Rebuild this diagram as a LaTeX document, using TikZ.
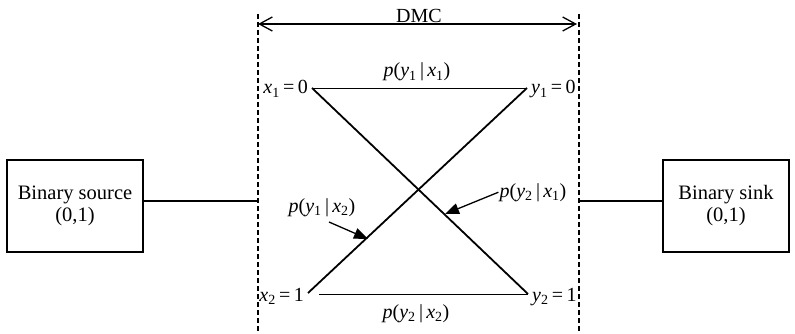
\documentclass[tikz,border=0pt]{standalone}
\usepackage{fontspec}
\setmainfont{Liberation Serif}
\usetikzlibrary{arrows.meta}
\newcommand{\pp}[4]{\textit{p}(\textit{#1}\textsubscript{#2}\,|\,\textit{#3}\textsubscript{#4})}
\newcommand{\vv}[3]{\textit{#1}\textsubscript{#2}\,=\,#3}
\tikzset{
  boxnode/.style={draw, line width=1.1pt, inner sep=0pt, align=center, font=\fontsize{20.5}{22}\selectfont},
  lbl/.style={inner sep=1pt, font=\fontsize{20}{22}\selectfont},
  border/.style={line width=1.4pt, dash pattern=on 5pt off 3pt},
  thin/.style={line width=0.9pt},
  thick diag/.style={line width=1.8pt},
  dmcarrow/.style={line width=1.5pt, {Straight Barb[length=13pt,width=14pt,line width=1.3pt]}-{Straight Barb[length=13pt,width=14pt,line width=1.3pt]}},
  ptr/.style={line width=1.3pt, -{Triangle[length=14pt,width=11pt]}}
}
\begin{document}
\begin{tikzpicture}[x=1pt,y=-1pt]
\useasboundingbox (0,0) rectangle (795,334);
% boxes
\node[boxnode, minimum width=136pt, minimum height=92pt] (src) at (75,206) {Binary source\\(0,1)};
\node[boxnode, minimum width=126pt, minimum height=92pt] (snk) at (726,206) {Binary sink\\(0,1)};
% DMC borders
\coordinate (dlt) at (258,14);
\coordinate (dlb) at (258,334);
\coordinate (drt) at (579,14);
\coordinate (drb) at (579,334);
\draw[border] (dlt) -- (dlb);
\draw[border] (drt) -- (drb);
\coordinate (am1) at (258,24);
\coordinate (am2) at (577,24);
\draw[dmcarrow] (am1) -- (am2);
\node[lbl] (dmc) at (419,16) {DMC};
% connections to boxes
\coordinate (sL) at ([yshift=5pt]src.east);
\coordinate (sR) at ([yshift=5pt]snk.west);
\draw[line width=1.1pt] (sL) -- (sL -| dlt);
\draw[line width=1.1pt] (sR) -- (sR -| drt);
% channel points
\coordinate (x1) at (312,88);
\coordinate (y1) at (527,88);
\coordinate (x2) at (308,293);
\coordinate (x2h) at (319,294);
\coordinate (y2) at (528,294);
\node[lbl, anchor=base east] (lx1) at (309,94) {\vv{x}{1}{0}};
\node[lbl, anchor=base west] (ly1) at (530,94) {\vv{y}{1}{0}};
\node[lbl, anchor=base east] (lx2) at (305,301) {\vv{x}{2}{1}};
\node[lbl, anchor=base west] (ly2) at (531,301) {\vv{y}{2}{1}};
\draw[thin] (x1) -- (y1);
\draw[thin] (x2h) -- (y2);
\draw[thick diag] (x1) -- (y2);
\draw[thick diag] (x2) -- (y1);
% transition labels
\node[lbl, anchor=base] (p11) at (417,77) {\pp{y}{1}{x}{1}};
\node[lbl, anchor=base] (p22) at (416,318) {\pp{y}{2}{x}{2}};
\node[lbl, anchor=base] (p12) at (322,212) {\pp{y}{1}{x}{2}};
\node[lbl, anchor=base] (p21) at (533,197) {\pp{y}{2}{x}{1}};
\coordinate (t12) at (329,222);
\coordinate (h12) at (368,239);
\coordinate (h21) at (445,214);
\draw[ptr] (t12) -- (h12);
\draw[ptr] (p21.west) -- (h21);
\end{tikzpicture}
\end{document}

WHAT IS REQUIRED -
Extract the full listing above verbatim; pictures are to be left out of the copy.

FINISHED ANSWER -
Rebuild this diagram as a LaTeX document, using TikZ.
\documentclass[tikz,border=0pt]{standalone}
\usepackage{fontspec}
\setmainfont{Liberation Serif}
\usetikzlibrary{arrows.meta}
\newcommand{\pp}[4]{\textit{p}(\textit{#1}\textsubscript{#2}\,|\,\textit{#3}\textsubscript{#4})}
\newcommand{\vv}[3]{\textit{#1}\textsubscript{#2}\,=\,#3}
\tikzset{
  boxnode/.style={draw, line width=1.1pt, inner sep=0pt, align=center, font=\fontsize{20.5}{22}\selectfont},
  lbl/.style={inner sep=1pt, font=\fontsize{20}{22}\selectfont},
  border/.style={line width=1.4pt, dash pattern=on 5pt off 3pt},
  thin/.style={line width=0.9pt},
  thick diag/.style={line width=1.8pt},
  dmcarrow/.style={line width=1.5pt, {Straight Barb[length=13pt,width=14pt,line width=1.3pt]}-{Straight Barb[length=13pt,width=14pt,line width=1.3pt]}},
  ptr/.style={line width=1.3pt, -{Triangle[length=14pt,width=11pt]}}
}
\begin{document}
\begin{tikzpicture}[x=1pt,y=-1pt]
\useasboundingbox (0,0) rectangle (795,334);
% boxes
\node[boxnode, minimum width=136pt, minimum height=92pt] (src) at (75,206) {Binary source\\(0,1)};
\node[boxnode, minimum width=126pt, minimum height=92pt] (snk) at (726,206) {Binary sink\\(0,1)};
% DMC borders
\coordinate (dlt) at (258,14);
\coordinate (dlb) at (258,334);
\coordinate (drt) at (579,14);
\coordinate (drb) at (579,334);
\draw[border] (dlt) -- (dlb);
\draw[border] (drt) -- (drb);
\coordinate (am1) at (258,24);
\coordinate (am2) at (577,24);
\draw[dmcarrow] (am1) -- (am2);
\node[lbl] (dmc) at (419,16) {DMC};
% connections to boxes
\coordinate (sL) at ([yshift=5pt]src.east);
\coordinate (sR) at ([yshift=5pt]snk.west);
\draw[line width=1.1pt] (sL) -- (sL -| dlt);
\draw[line width=1.1pt] (sR) -- (sR -| drt);
% channel points
\coordinate (x1) at (312,88);
\coordinate (y1) at (527,88);
\coordinate (x2) at (308,293);
\coordinate (x2h) at (319,294);
\coordinate (y2) at (528,294);
\node[lbl, anchor=base east] (lx1) at (309,94) {\vv{x}{1}{0}};
\node[lbl, anchor=base west] (ly1) at (530,94) {\vv{y}{1}{0}};
\node[lbl, anchor=base east] (lx2) at (305,301) {\vv{x}{2}{1}};
\node[lbl, anchor=base west] (ly2) at (531,301) {\vv{y}{2}{1}};
\draw[thin] (x1) -- (y1);
\draw[thin] (x2h) -- (y2);
\draw[thick diag] (x1) -- (y2);
\draw[thick diag] (x2) -- (y1);
% transition labels
\node[lbl, anchor=base] (p11) at (417,77) {\pp{y}{1}{x}{1}};
\node[lbl, anchor=base] (p22) at (416,318) {\pp{y}{2}{x}{2}};
\node[lbl, anchor=base] (p12) at (322,212) {\pp{y}{1}{x}{2}};
\node[lbl, anchor=base] (p21) at (533,197) {\pp{y}{2}{x}{1}};
\coordinate (t12) at (329,222);
\coordinate (h12) at (368,239);
\coordinate (h21) at (445,214);
\draw[ptr] (t12) -- (h12);
\draw[ptr] (p21.west) -- (h21);
\end{tikzpicture}
\end{document}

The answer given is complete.